I guess what I’m trying to say is this: if you are a writer, it is time to grow a backbone. Review your royalty statements. If you have been cut loose by your publisher and you think the statements are as much a work of fiction as your books, then demand an accounting. Gone are the days when questioning your publisher meant you could and would be blackballed by the industry. If you are offered a contract by a legacy publisher PLEASE take it to an IP attorney with publishing experience and have him vet the contract before you sign it. If you have been cut loose by a publisher mid-series, take your contract to an IP attorney and see if you can continue the series on your own. If you can, and if you think the series was selling, then by all means continue it. You have built-in fans already.
If you are a self-published author who suddenly finds himself offered a contract by a legacy publisher, consider your options carefully. Think about those golden children of self-publishing who signed with the big name publishers and who have seemed to disappear into obscurity.
If you are a publisher, get your head out of your butt. Seriously. Or quit gazing in rapture at the lint in your navel. Your ivory towers are tarnished and in need of repair. If you continue to abuse your authors and readers as you have been, you will fail. When that happens, you will find few mourners because you will have alienated much of your “family” and “friends”.
Remember, there are options out there that have nothing to do with the Big Six publishers, options that include small presses that know how to treat their authors all the way to self-publishing.
Perhaps, considering the state of the industry and the terms legacy publishers are demanding from authors, the creators, it is time to call for a strike.
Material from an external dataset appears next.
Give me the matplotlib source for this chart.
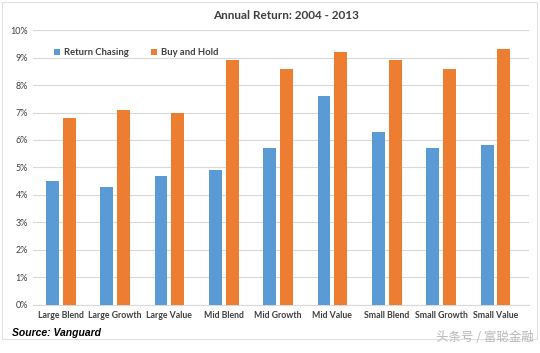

I don’t know, but I am moving closer to doing just that. There is a reason why Kate classifies editors for the big houses as minor demons in her ConVent books. There would be no publishers without authors and yet the legacy houses treat us like we are the lowest rung on the ladder. Not only to they not value our work the way they should, they also seem to think we don’t have the capacity to think and reason and question. To a large part, that is because we have allowed them to think that. Worse, too many of us have started thinking that way ourselves. That has to stop.
So, here and now, I am asking each of you to read your contracts and have IP attorneys look them over. If your agent seems more worried about keeping their relationship with editors and publishers than in looking after your best interests, reconsider just who that agent is serving. If your publisher cuts you loose, don’t be afraid to demand your rights and your contract gives you the right to a full accounting. In short, it is time for writers to take control of their careers again. The tools are there. All we have to do is use them.